Japanese edition bonus tracks
| No. | Title | Length |
|---|---|---|
| 15. | "Sasquatch" | 3:40 |
| 16. | "Tonight Matthew" | 3:02 |
| Total length: |  | 1:02:08 |

==Personnel==
- Frank Turner – Vocals, Acoustic guitar
- Ben Dawson – Drums, Tam-tam, Backing vocals
- Tom Fowler – Electric guitar, Acoustic guitar, Backing vocals
- Julia Ruzicka – Bass, Backing vocals
- Mark Williams – Production, Mixing
- Barney Herbert – Production assistant
- Eric Broyhill – Mastering
- Richard Fowler – Drawings
- Layouts and photography by Million Dead
- Additional vocals on "To Whom It May Concern" – Jane Turner, Ashley Bird, Simon Young, Mel Young, Bethia Beadman, Alice Young
- Additional vocals on "Father My Father" – Evan Cotter, Simon Fowler, Ashley Bird, Simon Young, Mel Young, Alice Young, Mike Kruger, Tony Arthy, Lars Minkinnen

==Miscellanea==
- The title "Bread and Circuses" is a reference to a Roman belief that all that was needed to keep the masses distracted from serious matters that affected them was "bread and circuses" (food and entertainment). This is mirrored in the song's lyrics.

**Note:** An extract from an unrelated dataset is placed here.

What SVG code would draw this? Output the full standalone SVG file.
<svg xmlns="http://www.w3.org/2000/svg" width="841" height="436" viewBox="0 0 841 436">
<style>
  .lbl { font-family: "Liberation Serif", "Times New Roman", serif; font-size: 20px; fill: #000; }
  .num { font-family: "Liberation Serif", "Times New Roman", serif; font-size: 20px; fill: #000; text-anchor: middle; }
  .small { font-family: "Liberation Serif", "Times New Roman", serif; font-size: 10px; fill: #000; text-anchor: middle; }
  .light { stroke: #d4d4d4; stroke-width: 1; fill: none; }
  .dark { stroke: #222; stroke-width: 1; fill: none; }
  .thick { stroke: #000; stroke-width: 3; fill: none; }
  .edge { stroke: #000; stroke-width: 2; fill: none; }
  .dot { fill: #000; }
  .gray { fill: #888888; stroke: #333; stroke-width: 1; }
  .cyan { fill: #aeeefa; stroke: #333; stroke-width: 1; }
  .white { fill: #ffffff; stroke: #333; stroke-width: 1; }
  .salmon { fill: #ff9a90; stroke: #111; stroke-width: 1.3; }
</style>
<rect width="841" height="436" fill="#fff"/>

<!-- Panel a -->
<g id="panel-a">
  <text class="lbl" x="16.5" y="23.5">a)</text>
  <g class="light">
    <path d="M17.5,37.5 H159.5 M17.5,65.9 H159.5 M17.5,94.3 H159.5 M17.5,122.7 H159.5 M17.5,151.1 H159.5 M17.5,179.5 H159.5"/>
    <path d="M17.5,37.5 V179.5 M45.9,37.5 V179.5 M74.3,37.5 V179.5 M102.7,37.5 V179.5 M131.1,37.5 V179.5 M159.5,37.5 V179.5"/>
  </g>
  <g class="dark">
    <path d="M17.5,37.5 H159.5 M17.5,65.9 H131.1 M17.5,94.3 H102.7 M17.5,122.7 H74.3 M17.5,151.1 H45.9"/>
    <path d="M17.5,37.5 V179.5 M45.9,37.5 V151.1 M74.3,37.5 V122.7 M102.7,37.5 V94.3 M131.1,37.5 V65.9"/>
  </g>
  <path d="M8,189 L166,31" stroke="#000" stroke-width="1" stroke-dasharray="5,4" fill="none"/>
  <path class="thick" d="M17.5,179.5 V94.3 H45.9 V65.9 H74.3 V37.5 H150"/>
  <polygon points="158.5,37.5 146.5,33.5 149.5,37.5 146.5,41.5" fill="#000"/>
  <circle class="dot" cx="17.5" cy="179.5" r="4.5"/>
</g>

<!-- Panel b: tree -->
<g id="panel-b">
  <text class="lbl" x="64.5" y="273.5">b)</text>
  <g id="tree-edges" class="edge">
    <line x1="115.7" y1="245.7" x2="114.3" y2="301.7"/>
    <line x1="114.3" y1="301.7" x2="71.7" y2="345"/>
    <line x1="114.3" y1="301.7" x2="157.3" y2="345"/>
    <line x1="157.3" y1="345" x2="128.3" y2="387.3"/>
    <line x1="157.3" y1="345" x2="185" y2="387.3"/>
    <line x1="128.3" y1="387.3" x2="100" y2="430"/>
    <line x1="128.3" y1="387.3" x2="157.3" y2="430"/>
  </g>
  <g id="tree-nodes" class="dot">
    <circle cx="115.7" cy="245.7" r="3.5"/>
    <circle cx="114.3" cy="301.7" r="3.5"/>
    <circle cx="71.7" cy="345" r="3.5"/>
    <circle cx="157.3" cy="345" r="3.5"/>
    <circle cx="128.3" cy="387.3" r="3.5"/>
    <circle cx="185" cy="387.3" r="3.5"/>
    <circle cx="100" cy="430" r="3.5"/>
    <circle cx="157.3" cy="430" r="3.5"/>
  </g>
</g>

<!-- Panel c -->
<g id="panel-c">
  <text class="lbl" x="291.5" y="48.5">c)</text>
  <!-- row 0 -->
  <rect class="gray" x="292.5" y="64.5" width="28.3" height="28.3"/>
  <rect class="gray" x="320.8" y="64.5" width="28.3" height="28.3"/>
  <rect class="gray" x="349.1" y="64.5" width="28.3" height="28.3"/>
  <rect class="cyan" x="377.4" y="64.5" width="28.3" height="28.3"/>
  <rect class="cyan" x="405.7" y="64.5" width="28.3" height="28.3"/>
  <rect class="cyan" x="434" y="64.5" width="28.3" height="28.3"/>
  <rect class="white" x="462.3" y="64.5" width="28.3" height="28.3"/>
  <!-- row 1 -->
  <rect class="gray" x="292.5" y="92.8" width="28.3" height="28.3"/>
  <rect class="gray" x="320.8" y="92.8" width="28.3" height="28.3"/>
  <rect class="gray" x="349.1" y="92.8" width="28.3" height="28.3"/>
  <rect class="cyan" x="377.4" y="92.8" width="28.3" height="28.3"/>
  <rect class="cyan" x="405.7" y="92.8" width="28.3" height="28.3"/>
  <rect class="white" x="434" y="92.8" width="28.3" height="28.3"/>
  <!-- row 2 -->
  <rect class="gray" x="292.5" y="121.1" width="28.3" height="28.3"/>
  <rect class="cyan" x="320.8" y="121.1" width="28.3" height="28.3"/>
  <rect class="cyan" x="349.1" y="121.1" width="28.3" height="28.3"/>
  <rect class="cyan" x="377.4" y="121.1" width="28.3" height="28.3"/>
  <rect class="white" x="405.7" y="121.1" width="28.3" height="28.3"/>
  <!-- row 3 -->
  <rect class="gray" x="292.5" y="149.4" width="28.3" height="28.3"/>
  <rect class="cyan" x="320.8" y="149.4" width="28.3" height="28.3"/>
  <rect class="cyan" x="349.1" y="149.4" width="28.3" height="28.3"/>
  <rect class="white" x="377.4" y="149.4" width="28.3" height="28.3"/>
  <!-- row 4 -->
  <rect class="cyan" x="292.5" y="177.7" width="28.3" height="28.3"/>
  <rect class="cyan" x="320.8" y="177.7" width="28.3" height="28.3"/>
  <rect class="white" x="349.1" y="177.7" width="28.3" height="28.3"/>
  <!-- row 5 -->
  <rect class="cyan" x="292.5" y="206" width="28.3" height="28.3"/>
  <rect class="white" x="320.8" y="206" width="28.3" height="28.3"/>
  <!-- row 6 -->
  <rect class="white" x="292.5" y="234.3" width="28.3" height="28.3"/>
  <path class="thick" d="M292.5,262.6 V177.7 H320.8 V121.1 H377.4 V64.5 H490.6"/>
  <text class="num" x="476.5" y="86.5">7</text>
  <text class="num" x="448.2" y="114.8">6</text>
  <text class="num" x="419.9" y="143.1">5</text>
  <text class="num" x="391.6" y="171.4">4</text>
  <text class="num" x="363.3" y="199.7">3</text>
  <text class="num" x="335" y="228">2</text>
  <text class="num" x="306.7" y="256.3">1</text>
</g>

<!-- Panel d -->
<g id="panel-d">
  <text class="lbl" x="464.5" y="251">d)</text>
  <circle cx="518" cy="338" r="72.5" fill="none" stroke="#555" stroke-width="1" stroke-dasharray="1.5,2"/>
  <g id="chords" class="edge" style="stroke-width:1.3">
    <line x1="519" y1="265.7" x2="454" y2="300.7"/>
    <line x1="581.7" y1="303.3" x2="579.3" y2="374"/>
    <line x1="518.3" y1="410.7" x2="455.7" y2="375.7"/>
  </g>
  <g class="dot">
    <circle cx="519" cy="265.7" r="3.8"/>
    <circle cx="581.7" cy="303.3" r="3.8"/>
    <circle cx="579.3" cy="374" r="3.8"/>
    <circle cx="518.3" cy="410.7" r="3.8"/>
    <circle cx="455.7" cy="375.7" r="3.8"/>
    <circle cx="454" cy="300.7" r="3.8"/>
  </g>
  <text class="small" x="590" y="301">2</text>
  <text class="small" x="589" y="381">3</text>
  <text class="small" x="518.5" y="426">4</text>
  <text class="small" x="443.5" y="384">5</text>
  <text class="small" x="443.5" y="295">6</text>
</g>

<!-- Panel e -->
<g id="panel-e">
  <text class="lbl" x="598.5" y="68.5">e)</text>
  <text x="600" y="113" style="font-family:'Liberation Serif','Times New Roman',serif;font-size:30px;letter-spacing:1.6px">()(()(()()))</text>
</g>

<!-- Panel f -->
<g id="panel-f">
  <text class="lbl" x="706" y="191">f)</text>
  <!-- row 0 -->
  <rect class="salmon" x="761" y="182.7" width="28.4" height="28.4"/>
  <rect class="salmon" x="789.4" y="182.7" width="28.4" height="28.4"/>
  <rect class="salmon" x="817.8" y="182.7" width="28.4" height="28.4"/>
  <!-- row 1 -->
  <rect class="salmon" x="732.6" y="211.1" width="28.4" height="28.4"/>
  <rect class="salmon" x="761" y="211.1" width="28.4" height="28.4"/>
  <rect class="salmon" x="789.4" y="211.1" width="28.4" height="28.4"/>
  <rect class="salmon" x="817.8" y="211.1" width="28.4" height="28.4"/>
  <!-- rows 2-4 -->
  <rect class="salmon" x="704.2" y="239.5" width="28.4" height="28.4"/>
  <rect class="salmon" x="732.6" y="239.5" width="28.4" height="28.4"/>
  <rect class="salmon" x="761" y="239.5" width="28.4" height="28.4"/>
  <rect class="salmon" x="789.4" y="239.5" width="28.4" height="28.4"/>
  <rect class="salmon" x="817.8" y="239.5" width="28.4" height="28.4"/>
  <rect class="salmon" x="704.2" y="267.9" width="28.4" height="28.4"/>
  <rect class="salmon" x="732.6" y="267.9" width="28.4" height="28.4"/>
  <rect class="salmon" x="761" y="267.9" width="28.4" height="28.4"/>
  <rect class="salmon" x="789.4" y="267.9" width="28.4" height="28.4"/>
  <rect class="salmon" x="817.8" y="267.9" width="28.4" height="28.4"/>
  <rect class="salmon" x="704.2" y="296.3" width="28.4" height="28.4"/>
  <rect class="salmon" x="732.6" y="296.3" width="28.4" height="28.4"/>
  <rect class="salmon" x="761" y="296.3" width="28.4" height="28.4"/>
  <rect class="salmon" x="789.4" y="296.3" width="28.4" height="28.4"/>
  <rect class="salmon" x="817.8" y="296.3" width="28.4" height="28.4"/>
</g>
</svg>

- "Holloway Prison Blues" is a play on the title of the Johnny Cash song "Folsom Prison Blues", as singer Frank Turner lived in Holloway at the time of writing. The lyrics also mention Francis Fukuyama, the American philosopher, political economist and author.
- "After The Rush Hour" is a nod to the Neil Young song "After The Gold Rush". It also gives lyrical nods to Austrian politician Klemens Wenzel von Metternich, British philosopher Jeremy Bentham's idea of a panopticon and Italian politician Giuseppe Mazzini and the Jimmy Webb (most notably covered by Glen Campbell) song "Wichita Lineman".

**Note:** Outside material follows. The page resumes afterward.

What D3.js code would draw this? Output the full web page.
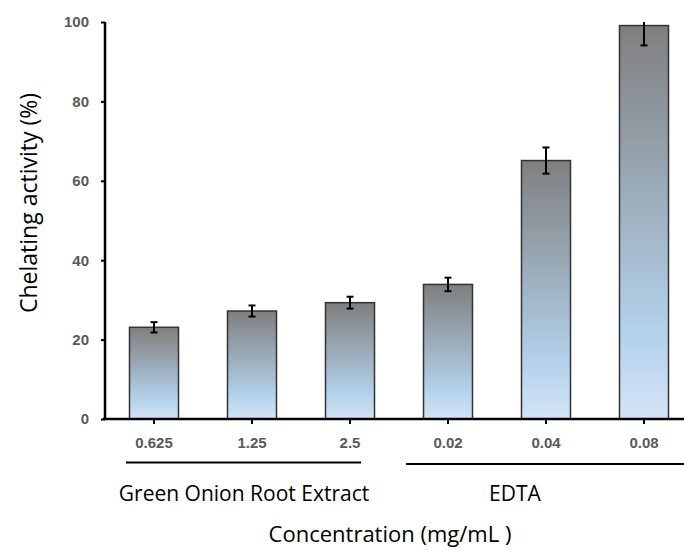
<!DOCTYPE html>
<html><head><meta charset="utf-8">
<script src="https://cdn.jsdelivr.net/npm/d3@7"></script>
<style>body{margin:0;background:#fff}svg{display:block}</style>
</head><body>
<svg id="c" width="684" height="551"></svg>
<script>
const categories = ["0.625","1.25","2.5","0.02","0.04","0.08"];
const values = [23.1, 27.2, 29.3, 33.9, 65.1, 99.1];
const errors = [1.3, 1.4, 1.5, 1.7, 3.3, 5.0];
const yTicks = [0,20,40,60,80,100];
const groupLabels = ["Green Onion Root Extract", "EDTA"];
const groupMembers = [["0.625","1.25","2.5"], ["0.02","0.04","0.08"]];
const yTitle = "Chelating activity (%)";
const xTitle = "Concentration (mg/mL )";

const svg = d3.select("#c");
const x = d3.scaleBand().domain(categories).range([105, 693]).paddingInner(0.5).paddingOuter(0.25);
const y = d3.scaleLinear().domain([0,100]).range([419, 22]);

const defs = svg.append("defs");
const g = defs.append("linearGradient").attr("id","bg").attr("x1",0).attr("y1",0).attr("x2",0).attr("y2",1);
g.append("stop").attr("offset","0%").attr("stop-color","#7f7f7f");
g.append("stop").attr("offset","78%").attr("stop-color","#b3d1eb");
g.append("stop").attr("offset","100%").attr("stop-color","#d3e4f5");
defs.append("clipPath").attr("id","pc").append("rect").attr("x",0).attr("y",y(100)).attr("width",684).attr("height",551);

// bars
svg.append("g").selectAll("rect").data(values).join("rect")
  .attr("x",(d,i)=>x(categories[i]))
  .attr("y",d=>y(d))
  .attr("width",x.bandwidth())
  .attr("height",d=>y(0)-y(d))
  .attr("fill","url(#bg)")
  .attr("stroke","#333").attr("stroke-width",1.5);

// error bars
const eb = svg.append("g").attr("clip-path","url(#pc)").attr("stroke","#000").attr("stroke-width",2);
values.forEach((v,i)=>{
  const cx = x(categories[i]) + x.bandwidth()/2;
  eb.append("line").attr("x1",cx).attr("x2",cx).attr("y1",y(v+errors[i])).attr("y2",y(v-errors[i]));
  if (v+errors[i] <= 100) eb.append("line").attr("x1",cx-3.5).attr("x2",cx+3.5).attr("y1",y(v+errors[i])).attr("y2",y(v+errors[i]));
  eb.append("line").attr("x1",cx-3.5).attr("x2",cx+3.5).attr("y1",y(v-errors[i])).attr("y2",y(v-errors[i]));
});

const tickFont = sel => sel.attr("fill","#595959").style("font-family","'Liberation Sans',Arial,sans-serif").style("font-size","15px").style("font-weight","bold");

// y axis
const ya = svg.append("g").attr("transform","translate(105,0)")
  .call(d3.axisLeft(y).tickValues(yTicks).tickSize(4).tickPadding(12));
ya.select(".domain").attr("stroke","#000").attr("stroke-width",2.5).attr("d",`M0,${y(100)}V${y(0)}`);
ya.selectAll(".tick line").attr("stroke","#000").attr("stroke-width",2);
ya.selectAll(".tick text").call(tickFont);

// x axis
const xa = svg.append("g").attr("transform",`translate(0,${y(0)})`)
  .call(d3.axisBottom(x).tickSize(5).tickPadding(13));
xa.select(".domain").attr("stroke","#000").attr("stroke-width",2.5).attr("d","M103,0H684");
xa.selectAll(".tick line").attr("stroke","#000").attr("stroke-width",2);
xa.selectAll(".tick text").call(tickFont);

// group lines & labels
const gl = svg.append("g");
const lineSpans = [[126,361],[406,684]];
const lineY = [462.5, 464];
const labelX = [244, 515];
groupLabels.forEach((lab,i)=>{
  gl.append("line").attr("x1",lineSpans[i][0]).attr("x2",lineSpans[i][1]).attr("y1",lineY[i]).attr("y2",lineY[i]).attr("stroke","#000").attr("stroke-width",2);
  gl.append("text").attr("x",labelX[i]).attr("y",501).attr("text-anchor","middle")
    .style("font-family","'Open Sans',sans-serif").style("font-size","21px").attr("fill","#000").text(lab);
});

svg.append("text").attr("x",390).attr("y",542).attr("text-anchor","middle")
  .style("font-family","'Open Sans',sans-serif").style("font-size","22px").text(xTitle);
svg.append("text").attr("transform",`translate(37,203) rotate(-90)`).attr("text-anchor","middle")
  .style("font-family","'Open Sans',sans-serif").style("font-size","23px").text(yTitle);
</script>
</body></html>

- "Carthago Est Delenda" is a reference to the Third Punic War. The phrase is Latin, and was spoken at the end of every speech Roman senator Cato the Elder made during the Punic wars. The phrase loosely translates as "Carthage must be destroyed". The song also gives short mentions to the disaster of Mount Vesuvius and the constant threat of disaster from the San Andreas Fault.
- Margot Kidder is an actress famed for her parts in the Superman movies, and also for a highly publicised mental breakdown in 1996 (suiting the somewhat weary nature of the song's lyrics).
- "Murder and Create" is a reference to a line in T. S. Eliot's 1917 poem, The Love Song of J. Alfred Prufrock. This is one in a long line of T. S. Eliot references which can be found in the band's (and later Frank Turner's) material. Another example is the first lyric of "Carthago Est Delenda" – "To Carthage then I came", which is a line from The Waste Land.
- 'Father My Father' gives a lyrical mention to the students of the Sorbonne (a name used to refer to the University of Paris or one of its offshoots).
- The album title Harmony No Harmony is taken from the liner notes to Black Flag's album Everything Went Black.